Mas acho que não devemos dar tanta bola para isso. O meu exemplo mostra que isso ainda é uma grande polêmica. E queremos chegar a um ponto em que isso não seja mais um grande assunto. Mas ainda vai demorar muito tempo.

BBC: Você procurou um jornal na Alemanha para fazer esse anúncio. Isso ainda é notícia – mesmo após a sua aposentadoria.

Hitzlsperger: Eu posso ser o primeiro jogador a ter atuado na Premier League que assume ser gay, mas já houve outros jogadores antes de mim que assumiram. Eu acompanhei a reação na época, e foi enorme. Eu pensei: ‘Se jogadores na segunda e terceira divisões saem do armário e é algo tão grande e vira notícia de jornal, como seria com uma pessoa que está atuando na elite?’

Talvez se mais jogadores passarem a seguir o exemplo, isso vire algo normal e facilite para que outros façam o mesmo.

BBC: Você pode nos dar uma ideia de como era estar com seus colegas?

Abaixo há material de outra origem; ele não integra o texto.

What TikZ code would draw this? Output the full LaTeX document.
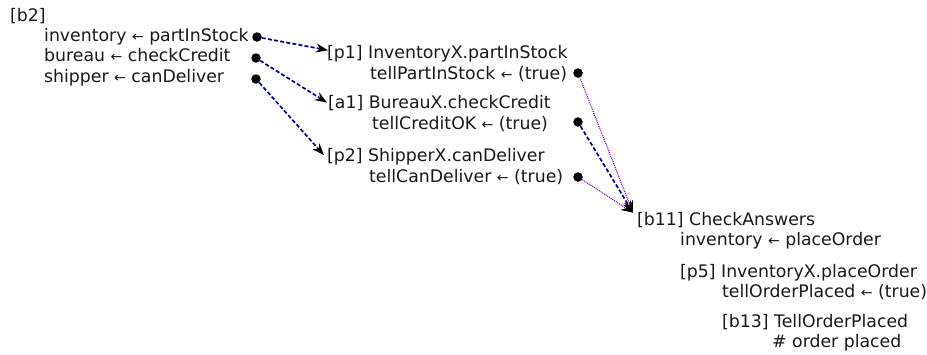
\documentclass[tikz,border=0pt]{standalone}
\usepackage{fontspec}
\setmainfont{DejaVu Sans}
\usetikzlibrary{arrows.meta}
\definecolor{navyline}{RGB}{0,0,140}
\definecolor{purpline}{RGB}{128,0,200}
\tikzset{
  txt/.style={anchor=base west, inner sep=0pt, font=\fontsize{17.3}{20}\selectfont, text=black!90},
  dot/.style={circle, fill=black, inner sep=0pt, minimum size=9.5pt},
  dasharrow/.style={draw=navyline, line width=1.7pt, dash pattern=on 4pt off 2.2pt, -{Stealth[length=12pt,width=9pt,black]}},
  dotarrow/.style={draw=purpline, line width=1.1pt, dash pattern=on 1pt off 1pt, -{Stealth[length=12pt,width=9pt,black]}},
}
\newcommand{\la}{{\fontsize{14}{14}\selectfont ←}}
\begin{document}
\begin{tikzpicture}[x=1pt,y=-1pt]
\useasboundingbox (0,0) rectangle (927,354);
% block b2
\node[txt] (b2) at (10,21) {[b2]};
\node[txt] (b2a) at (44,41) {inventory \la{} partInStock};
\node[txt] (b2b) at (44,61) {bureau \la{} checkCredit};
\node[txt] (b2c) at (44,82) {shipper \la{} canDeliver};
\node[dot] (d1) at (257,37) {};
\node[dot] (d2) at (256,58) {};
\node[dot] (d3) at (256,79) {};
% p1
\node[txt] (p1) at (327,58) {[p1] InventoryX.partInStock};
\node[txt] (p1b) at (370,79) {tellPartInStock \la{} (true)};
\node[dot] (e1) at (578,73) {};
% a1
\node[txt] (a1) at (328,108) {[a1] BureauX.checkCredit};
\node[txt] (a1b) at (372,129) {tellCreditOK \la{} (true)};
\node[dot] (e2) at (578,122) {};
% p2
\node[txt] (p2) at (327,161) {[p2] ShipperX.canDeliver};
\node[txt] (p2b) at (369,182) {tellCanDeliver \la{} (true)};
\node[dot] (e3) at (578,177) {};
% b11
\node[txt] (b11) at (637,225) {[b11] CheckAnswers};
\node[txt] (b11b) at (680,245) {inventory \la{} placeOrder};
\node[txt] (p5) at (680,277) {[p5] InventoryX.placeOrder};
\node[txt] (p5b) at (722,297) {tellOrderPlaced \la{} (true)};
\node[txt] (b13) at (722,327) {[b13] TellOrderPlaced};
\node[txt] (b13b) at (772,347) {\# order placed};
% arrows
\coordinate (t1) at ([xshift=1pt,yshift=3pt]p1.west);
\coordinate (t2) at ([xshift=-1pt,yshift=0pt]a1.west);
\coordinate (t3) at ([xshift=-3pt,yshift=1pt]p2.west);
\coordinate (t4) at ([xshift=-4pt,yshift=-1pt]b11.north west);
\draw[dasharrow] (d1) -- (t1);
\draw[dasharrow] (d2) -- (t2);
\draw[dasharrow] (d3) -- (t3);
\draw[dotarrow] (e1) -- (t4);
\draw[dotarrow] (e3) -- (t4);
\draw[dasharrow] (e2) -- (t4);
\end{tikzpicture}
\end{document}
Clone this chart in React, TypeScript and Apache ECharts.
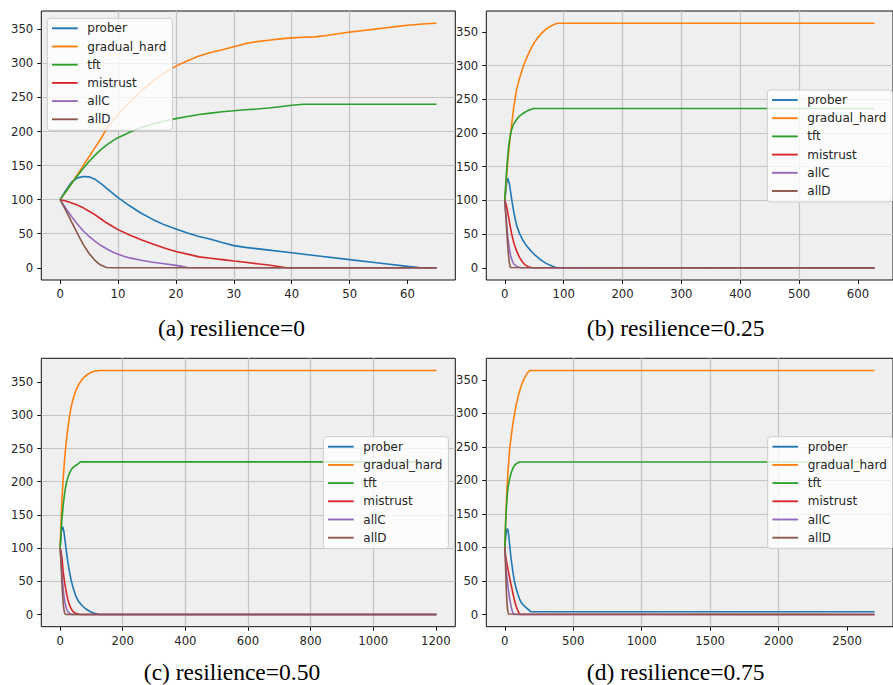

Havia piadas sobre homossexuais que o chateavam?

Hitzlsperger: O vestiário pode ser um ambiente engraçado, onde há muitas piadas. Se as piadas sobre gays são engraçadas, eu consigo rir. Eu não levo a sério demais.

Havia alguma especulação e boatos sobre se um atleta ou outro seria gay. Mas nós nunca tínhamos discussões muito sérias sobre isso, sobre como seria a nossa reação, ou os torcedores.

Tínhamos outras prioridades. Nós nos reuníamos para nos preparar para jogos importantes. Para tentar ser escalado no time. Para falar sobre ser transferido para clubes melhores ou chegar na seleção. Essas eram as nossas preocupações.

BBC: A Bundesliga e a Premier League poderiam ajudar mais para facilitar a vida dos jogadores gays?

Hitzlsperger: Eu diria que a federação alemã já faz bastante. Eles distribuíram um panfleto no ano passado orientando jogadores gays sobre na Bundesliga e outras divisões sobre como eles deveriam enfrentar o assunto. Sobre a federação inglesa FA, eu não tenho certeza. Eu não sei exatamente o que eles têm feito a respeito. Sei que eles trabalham duro para combater o racismo.